The schools had a bumpy beginning. Early on, Mr. Monaghan hired Naomi Corera, who is a lay teacher, to be principal of the first one. But eventually, she says, Mr. Monaghan expressed his dissatisfaction: His dream was a school run by nuns. Would she consider taking vows? He had even imagined the "deep burgundy" of her habit, she says. "I said, 'No, you don't just turn around and be a nun,' " she says. Mr. Monaghan says his suggestion to Ms. Corera to become a nun was "partly tongue in cheek."

'A Conciliating Spirit'

Meanwhile, formal relations with the local diocese have improved. Bishop Povish retired in 1995, and the new bishop, Carl Mengeling, takes a more accepting view of Mr. Monaghan's work. So while Mr. Monaghan still operates more or less outside the local church hierarchy, the bishop has given his approval to many of Mr. Monaghan's projects. And Mr. Monaghan says he would never defy the bishop's wishes. In a gesture of good will, Mr. Monaghan last year gave the diocese a $4 million piece of land on which to build a new high school. He's "more of a conciliating spirit," says his priest, Father Prokop. He was "much more confrontational before."

The building continues apace. Next door to Domino's, Mr. Monaghan has given about $2.5 million in property and cash to Christ the King, a local Catholic charismatic congregation, so it can build a church. Unlike mainstream Catholics, charismatics worship in an ecstatic way, sometimes speaking in tongues or falling to the floor when they believe they have been touched by the Holy Spirit. Not a charismatic himself, Mr. Monaghan supports this congregation for its passionate commitment to faith. Despite his ascetic leanings, Mr. Monaghan has retained some extravagant hobbies. He recently finished building a skating rink on the private compound near Domino's where he lives with his wife and two of his daughters. And then there's the "Tar Paper Shack," a hideaway he built several years ago in the woods behind Domino's. A replica of an old hermit's cabin from the 1940s, the shack is furnished with bunk beds and ancient appliances, its pantry decoratively stocked with decades-old canned goods. Attached to the shack is a banquet room, with a long metal-topped table and mismatched chairs. Mr. Monaghan entertains there, serving multicourse gourmet meals on tin plates.

Mr. Monaghan hasn't given up on politics, either. His new law school has a strong antiabortion stance, with many of the country's most visible pro-life activists -- as well as Rep.
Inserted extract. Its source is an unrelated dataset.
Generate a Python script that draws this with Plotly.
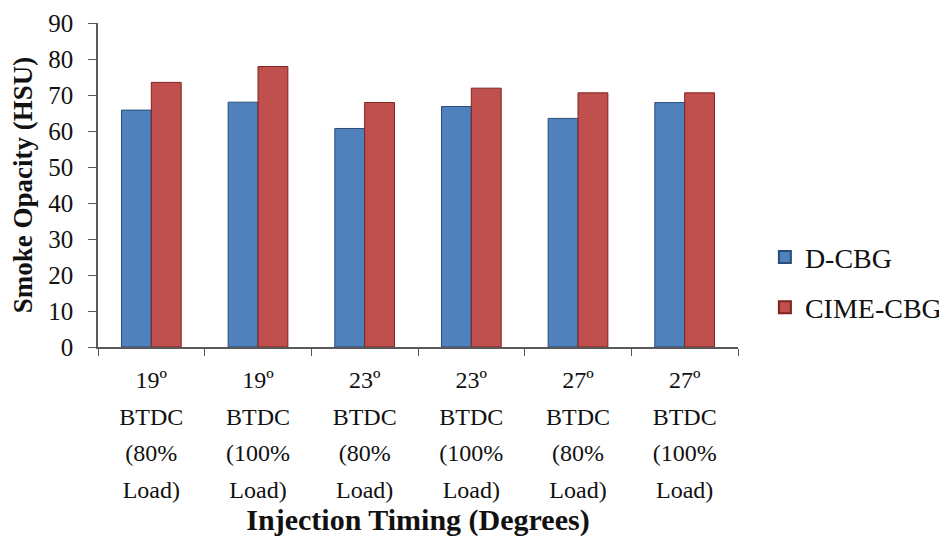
import plotly.graph_objects as go

lines = [["19º", "BTDC", "(80%", "Load)"], ["19º", "BTDC", "(100%", "Load)"],
         ["23º", "BTDC", "(80%", "Load)"], ["23º", "BTDC", "(100%", "Load)"],
         ["27º", "BTDC", "(80%", "Load)"], ["27º", "BTDC", "(100%", "Load)"]]
categories = ["c1", "c2", "c3", "c4", "c5", "c6"]
d_cbg = [65.8, 68, 60.7, 66.8, 63.5, 67.9]
cime_cbg = [73.5, 77.9, 67.9, 71.9, 70.6, 70.6]
y_ticks = [0, 10, 20, 30, 40, 50, 60, 70, 80, 90]

tick_text = ["<br>".join("<span style='font-size:24px'>%s</span>" % s for s in ls) for ls in lines]

font_family = "Liberation Serif, DejaVu Serif, serif"

fig = go.Figure()
fig.add_trace(go.Bar(name="D-CBG", x=categories, y=d_cbg, legendgroup="a",
                     marker=dict(color="#4F81BD", line=dict(color="#2C4D7A", width=1))))
fig.add_trace(go.Bar(name="CIME-CBG", x=categories, y=cime_cbg, legendgroup="b",
                     marker=dict(color="#C0504D", line=dict(color="#7F2220", width=1))))

fig.update_layout(
    width=939, height=529,
    margin=dict(l=90, r=209, t=15, b=190, autoexpand=False),
    paper_bgcolor="white", plot_bgcolor="white",
    barmode="group", bargap=0.44, bargroupgap=0,
    font=dict(family=font_family, size=22, color="#111111"),
    legend=dict(x=1.042, y=0.2, xanchor="left", yanchor="middle",
                traceorder="grouped", tracegroupgap=11,
                font=dict(size=28), itemsizing="constant"),
    xaxis=dict(
        tickmode="array", tickvals=categories, ticktext=tick_text,
        tickson="boundaries", ticks="outside", ticklen=7, tickcolor="#595959",
        showline=True, linecolor="#595959", linewidth=1.5,
        tickfont=dict(size=28), ticklabelstandoff=6, automargin=False,
        title=dict(text="<b>Injection Timing (Degrees)</b>", font=dict(size=30), standoff=4),
    ),
    yaxis=dict(
        range=[0, 90], tickvals=y_ticks, ticks="outside", ticklen=8, tickcolor="#595959",
        showline=True, linecolor="#595959", linewidth=1.5, showgrid=False, zeroline=False,
        tickfont=dict(size=25), ticklabelstandoff=10, automargin=False,
        title=dict(text="<b>Smoke Opacity (HSU)</b>", font=dict(size=27), standoff=10),
    ),
)

fig.write_html("out.html")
Henry Hyde, of Illinois, and the failed Supreme Court nominee Robert Bork -- on its board or faculty.

His Thomas More Center for Law & Justice, which he founded last year, is a four-lawyer practice located down the hall from Mr. Monaghan's office and devoted to protecting "the sanctity of life, family values and religious freedom," says its director, Richard Thompson. Last month, a lawyer from the Thomas More Center flew to Kanawha County, W.Va., to encourage the school board there to adopt a textbook that presents an alternative to Darwinism.

Ave Maria employees say Mr. Monaghan would expand his Catholic empire as fast as they'd let him, and in his office, talking about the future, Mr. Monaghan is as enthusiastic as a child with a new toy. He wants to increase Legatus membership 30% this year. He dreams of building Catholic hospice facilities, Catholic nursing homes and retirement homes for priests.

And he's thinking about making a franchise business out of the Catholic dorms, like the one at the University of Michigan. "You could do several hundred of those overnight," he says.